▶ _Supplied material_:
- - - - -

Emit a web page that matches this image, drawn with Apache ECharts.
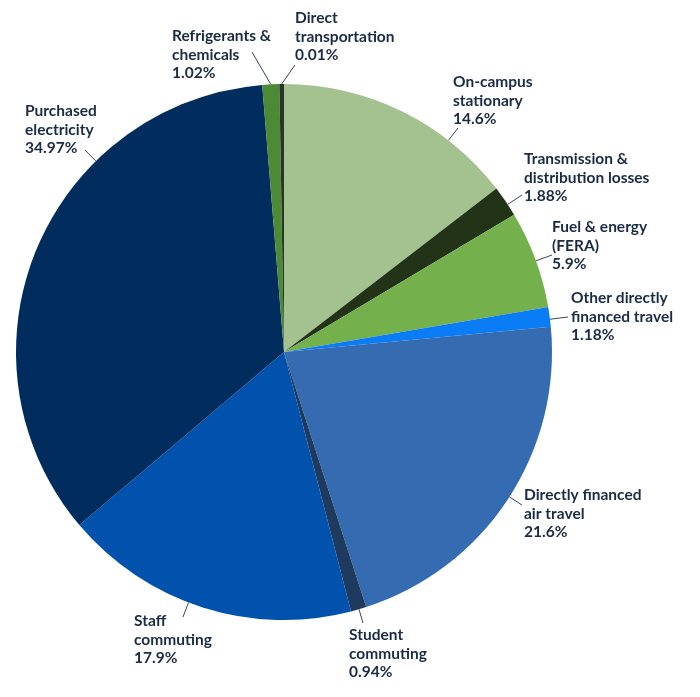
<!DOCTYPE html>
<html lang="en">
<head>
<meta charset="utf-8">
<title>Emissions by source</title>
<script src="https://cdn.jsdelivr.net/npm/echarts@6/dist/echarts.min.js"></script>
<style>
  html, body { margin: 0; padding: 0; background: #fff; }
  #pieDiv { width: 700px; height: 697px; }
</style>
</head>
<body>
<div id="pieDiv"></div>
<script type="text/javascript">
// categories, clockwise from 12 o'clock
var categories = [
  'On-campus\nstationary',
  'Transmission &\ndistribution losses',
  'Fuel & energy\n(FERA)',
  'Other directly\nfinanced travel',
  'Directly financed\nair travel',
  'Student\ncommuting',
  'Staff\ncommuting',
  'Purchased\nelectricity',
  'Refrigerants &\nchemicals',
  'Direct\ntransportation'
];
// share of emissions, %
var shares = [14.6, 1.88, 5.9, 1.18, 21.6, 0.94, 17.9, 34.97, 1.02, 0.01];

var colors = ['#a3c28f', '#233318', '#74b14c', '#0a7cf5', '#346bb1',
              '#1e3a5e', '#0052ad', '#002d5e', '#4c8a36', '#2a3527'];

var CX = 284, CY = 352, R = 268;

// label block top-left corner and where its leader line ends
// fromMid: line starts at the slice's middle instead of the nearest rim point
var labelPos = [
  { x: 453, y: 73,  end: [458, 128] },
  { x: 524, y: 150, end: [522, 195] },
  { x: 552, y: 218, end: [552, 255] },
  { x: 571, y: 289, end: [568, 317] },
  { x: 524, y: 486, end: [522, 505] },
  { x: 349, y: 626, end: [363, 623] },
  { x: 134, y: 612, end: [183, 617] },
  { x: 25,  y: 102, end: [85, 150] },
  { x: 172, y: 27,  end: [252, 52], fromMid: true },
  { x: 295, y: 9,   end: [295, 65], fromMid: true }
];

// point on the pie rim nearest to the leader line end
function rimPoint(end) {
  var dx = end[0] - CX, dy = end[1] - CY;
  var d = Math.sqrt(dx * dx + dy * dy);
  return [CX + dx / d * R, CY + dy / d * R];
}

var pieChart = echarts.init(document.getElementById('pieDiv'));

var pieData = categories.map(function (name, i) {
  return { name: name, value: shares[i], itemStyle: { color: colors[i] } };
});

var option = {
  animation: false,
  series: [
    {
      type: 'pie',
      center: [CX, CY],
      radius: R,
      startAngle: 90,
      clockwise: true,
      minAngle: 1,
      avoidLabelOverlap: false,
      data: pieData,
      label: {
        show: true,
        position: 'outside',
        formatter: '{b}\n{c}%',
        color: '#1b2a45',
        fontFamily: 'Lato',
        fontSize: 15.5,
        fontWeight: 'bold',
        lineHeight: 18.5,
        align: 'left'
      },
      labelLine: {
        show: true,
        length: 10,
        length2: 10,
        lineStyle: { color: '#3a4658', width: 1 }
      },
      labelLayout: function (params) {
        var p = labelPos[params.dataIndex];
        var pts = params.labelLinePoints;
        var start = (p.fromMid && pts) ? pts[0] : rimPoint(p.end);
        return {
          x: p.x,
          y: p.y,
          align: 'left',
          verticalAlign: 'top',
          labelLinePoints: [start, p.end, p.end]
        };
      }
    }
  ]
};

pieChart.setOption(option);
</script>
</body>
</html>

- - - - -

▶ _The problem_:
Reproduce the data word for word, excluding its pictures.

▶ _Exercise result_:
Emit a web page that matches this image, drawn with Apache ECharts.
<!DOCTYPE html>
<html lang="en">
<head>
<meta charset="utf-8">
<title>Emissions by source</title>
<script src="https://cdn.jsdelivr.net/npm/echarts@6/dist/echarts.min.js"></script>
<style>
  html, body { margin: 0; padding: 0; background: #fff; }
  #pieDiv { width: 700px; height: 697px; }
</style>
</head>
<body>
<div id="pieDiv"></div>
<script type="text/javascript">
// categories, clockwise from 12 o'clock
var categories = [
  'On-campus\nstationary',
  'Transmission &\ndistribution losses',
  'Fuel & energy\n(FERA)',
  'Other directly\nfinanced travel',
  'Directly financed\nair travel',
  'Student\ncommuting',
  'Staff\ncommuting',
  'Purchased\nelectricity',
  'Refrigerants &\nchemicals',
  'Direct\ntransportation'
];
// share of emissions, %
var shares = [14.6, 1.88, 5.9, 1.18, 21.6, 0.94, 17.9, 34.97, 1.02, 0.01];

var colors = ['#a3c28f', '#233318', '#74b14c', '#0a7cf5', '#346bb1',
              '#1e3a5e', '#0052ad', '#002d5e', '#4c8a36', '#2a3527'];

var CX = 284, CY = 352, R = 268;

// label block top-left corner and where its leader line ends
// fromMid: line starts at the slice's middle instead of the nearest rim point
var labelPos = [
  { x: 453, y: 73,  end: [458, 128] },
  { x: 524, y: 150, end: [522, 195] },
  { x: 552, y: 218, end: [552, 255] },
  { x: 571, y: 289, end: [568, 317] },
  { x: 524, y: 486, end: [522, 505] },
  { x: 349, y: 626, end: [363, 623] },
  { x: 134, y: 612, end: [183, 617] },
  { x: 25,  y: 102, end: [85, 150] },
  { x: 172, y: 27,  end: [252, 52], fromMid: true },
  { x: 295, y: 9,   end: [295, 65], fromMid: true }
];

// point on the pie rim nearest to the leader line end
function rimPoint(end) {
  var dx = end[0] - CX, dy = end[1] - CY;
  var d = Math.sqrt(dx * dx + dy * dy);
  return [CX + dx / d * R, CY + dy / d * R];
}

var pieChart = echarts.init(document.getElementById('pieDiv'));

var pieData = categories.map(function (name, i) {
  return { name: name, value: shares[i], itemStyle: { color: colors[i] } };
});

var option = {
  animation: false,
  series: [
    {
      type: 'pie',
      center: [CX, CY],
      radius: R,
      startAngle: 90,
      clockwise: true,
      minAngle: 1,
      avoidLabelOverlap: false,
      data: pieData,
      label: {
        show: true,
        position: 'outside',
        formatter: '{b}\n{c}%',
        color: '#1b2a45',
        fontFamily: 'Lato',
        fontSize: 15.5,
        fontWeight: 'bold',
        lineHeight: 18.5,
        align: 'left'
      },
      labelLine: {
        show: true,
        length: 10,
        length2: 10,
        lineStyle: { color: '#3a4658', width: 1 }
      },
      labelLayout: function (params) {
        var p = labelPos[params.dataIndex];
        var pts = params.labelLinePoints;
        var start = (p.fromMid && pts) ? pts[0] : rimPoint(p.end);
        return {
          x: p.x,
          y: p.y,
          align: 'left',
          verticalAlign: 'top',
          labelLinePoints: [start, p.end, p.end]
        };
      }
    }
  ]
};

pieChart.setOption(option);
</script>
</body>
</html>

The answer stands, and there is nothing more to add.